Fiscal Lessons for Atlantic Canada from Saskatchewan
COVID-19 and the related economic recession have thrown governments across Canada into varying degrees of fiscal peril. In Newfoundland & Labrador, the challenges of rapidly increasing debt and large deficits have created perhaps the largest fiscal challenge in the country. The Maritime Provinces are in somewhat better shape, but still face challenging deficits and rising debt.
While COVID-19 has added to these challenges, it did not create them. The Atlantic Provinces have long had economic and fiscal challenges. Fortunately, governments in Canada have overcome these types of fiscal challenges before. Even Newfoundland & Labrador’s severe fiscal challenges aren’t unprecedented. Lessons from previous deficit reduction efforts in Canada can be useful for the Atlantic Provinces as they chart their respective fiscal paths to financial stability.
Atlantic Canada’s fiscal precariousness has a number of underlying sources. First, a long-term tendency to run budget deficits more often than surpluses has resulted in perpetually rising debt-to-GDP ratios, a situation that is unsustainable. Second, the Maritime Provinces in particular are heavily reliant on the federal government, with over a third of their program spending coming from federal programs such as equalization. All four Atlantic Provinces are vulnerable to changes in federal programs, changes over which they may have little control. Finally, the Atlantic Provinces have high rates on personal, corporate, and sales taxes, which leaves little room to raise taxes in an effort to tackle budget deficits.
At the time of writing, Newfoundland & Labrador is facing a budget deficit exceeding $1.8 billion, with Nova Scotia at $585 million, New Brunswick at $245 million, and Prince Edward Island at $112 million. As a result, net debt will rise in all four provinces. In particular, Newfoundland & Labrador will add $2 billion to its net debt this year, which is already the highest per-person in Canada.
Several Canadian governments found themselves in similar difficulties during the 1990s. While the fiscal turnaround of the Chrétien government during the 1990s is well documented, similar lessons were applied at the provincial level. Saskatchewan provides a strong comparison case for Atlantic Canada in general, and Newfoundland & Labrador specifically, due to its size and the relatively similar nature of its economy. Saskatchewan’s budget deficits peaked at over six percent of GDP causing the province to have difficulty selling provincial bonds, a challenge similar to that which Newfoundland & Labrador currently faces.
Prudent fiscal choices in the years that followed this fiscal crisis allowed Saskatchewan to go from the brink of insolvency to relative fiscal health in a few short years. A detailed program review focused on the role of government and the elimination of programs that were unaffordable or inefficient. Fifty-two hospitals were closed, education spending was cut by 19 percent, and 500 government positions were eliminated.
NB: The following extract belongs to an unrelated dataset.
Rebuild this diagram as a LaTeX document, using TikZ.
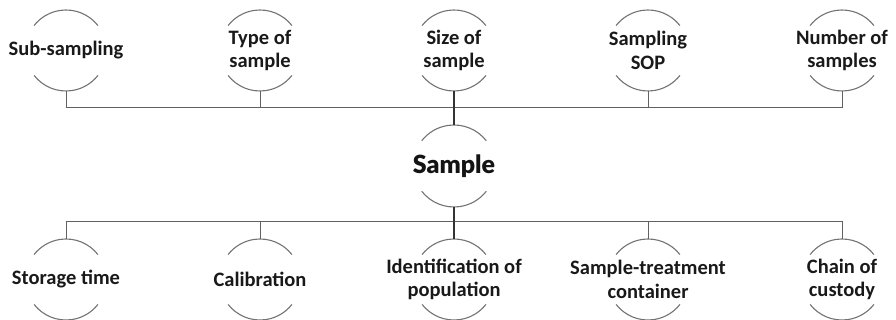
\documentclass[tikz,border=0pt]{standalone}
\usepackage{fontspec}
\setmainfont{Carlito}
\newfontfamily\blk{Lato Black}
\tikzset{
  lbl/.style={rectangle, minimum width=81pt, minimum height=81pt, inner sep=0pt, outer sep=0pt,
    align=center, font=\fontsize{20.5}{23.5}\selectfont\bfseries, text=black!90},
  hub/.style={rectangle, minimum width=82pt, minimum height=82pt, inner sep=0pt, outer sep=0pt,
    align=center, font=\blk\fontsize{25}{28}\selectfont, text=black!92},
  arcline/.style={draw=black!55, line width=1.1pt},
  busline/.style={draw=black!62, line width=1pt},
  stemline/.style={draw=black!80, line width=1.5pt}
}
\newcommand{\twoarcs}[2]{%
  \draw[arcline] ([shift={(38:#2)}]#1.center) arc[start angle=38, end angle=142, radius=#2];
  \draw[arcline] ([shift={(218:#2)}]#1.center) arc[start angle=218, end angle=322, radius=#2];}
\begin{document}
\begin{tikzpicture}[x=1pt,y=1pt]
\useasboundingbox (0,0) rectangle (896,320);
% top row
\node[lbl] (t1) at (66,269.5) {Sub-sampling};
\node[lbl] (t2) at (260,269.5) {Type of\\sample};
\node[lbl] (t3) at (454,269.5) {Size of\\sample};
\node[lbl] (t4) at (648,269.5) {Sampling\\SOP};
\node[lbl] (t5) at (842,269.5) {Number of\\samples};
% hub
\node[hub] (s) at (454,154) {\raisebox{3pt}{Sample}};
% bottom row
\node[lbl] (b1) at (66,40.5) {Storage time};
\node[lbl] (b2) at (260,40.5) {Calibration};
\node[lbl] (b3) at (454,40.5) {Identification of\\population};
\node[lbl] (b4) at (648,40.5) {Sample-treatment\\container};
\node[lbl] (b5) at (842,40.5) {Chain of\\custody};
% arcs
\foreach \n in {t1,t2,t3,t4,t5,b1,b2,b3,b4,b5}{\twoarcs{\n}{40.5pt}}
\twoarcs{s}{41pt}
% buses
\coordinate (tb) at (0,212);
\coordinate (bb) at (0,98);
\draw[busline] (t1.south) |- (t5.south |- tb) -- (t5.south);
\foreach \n in {t2,t4}{\draw[busline] (\n.south) -- (\n.south |- tb);}
\draw[busline] (b1.north) |- (b5.north |- bb) -- (b5.north);
\foreach \n in {b2,b4}{\draw[busline] (\n.north) -- (\n.north |- bb);}
% central stems
\draw[stemline] (t3.south) -- (s.north);
\draw[stemline] (s.south) -- (b3.north);
\end{tikzpicture}
\end{document}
While difficult, the result of these reforms was a reduction in program spending from a peak of $9,098 per person to $6,963 per person in less than five years. The ultimate result was a remarkable turnaround from a deficit of $1.53 billion to a surplus of $184 million in just three years.
Having brought spending under control, the province was able to later reduce taxes on personal income, corporations, and investment. As a result of the spending reforms first, and tax reforms later, the province was able to come full circle from its fiscal peril over the course of about a decade. There is perhaps no better evidence of this than the debt-to-GDP ratio, which peaked at 37.2 percent in 1992-93, was lowered to 30.7 percent in just five years, and continued to decline thereafter as government largely spent within its means and enjoyed strong economic growth.
Saskatchewan’s remarkably fast fiscal turnaround—and the lasting nature of that turnaround—provides a template for current fiscal challenges in the Maritimes, especially Newfoundland & Labrador. While no two situations are entirely alike, the case of Saskatchewan’s spending and tax reforms does provide Canada’s Atlantic Provinces with a hopeful path out of their daunting fiscal situation.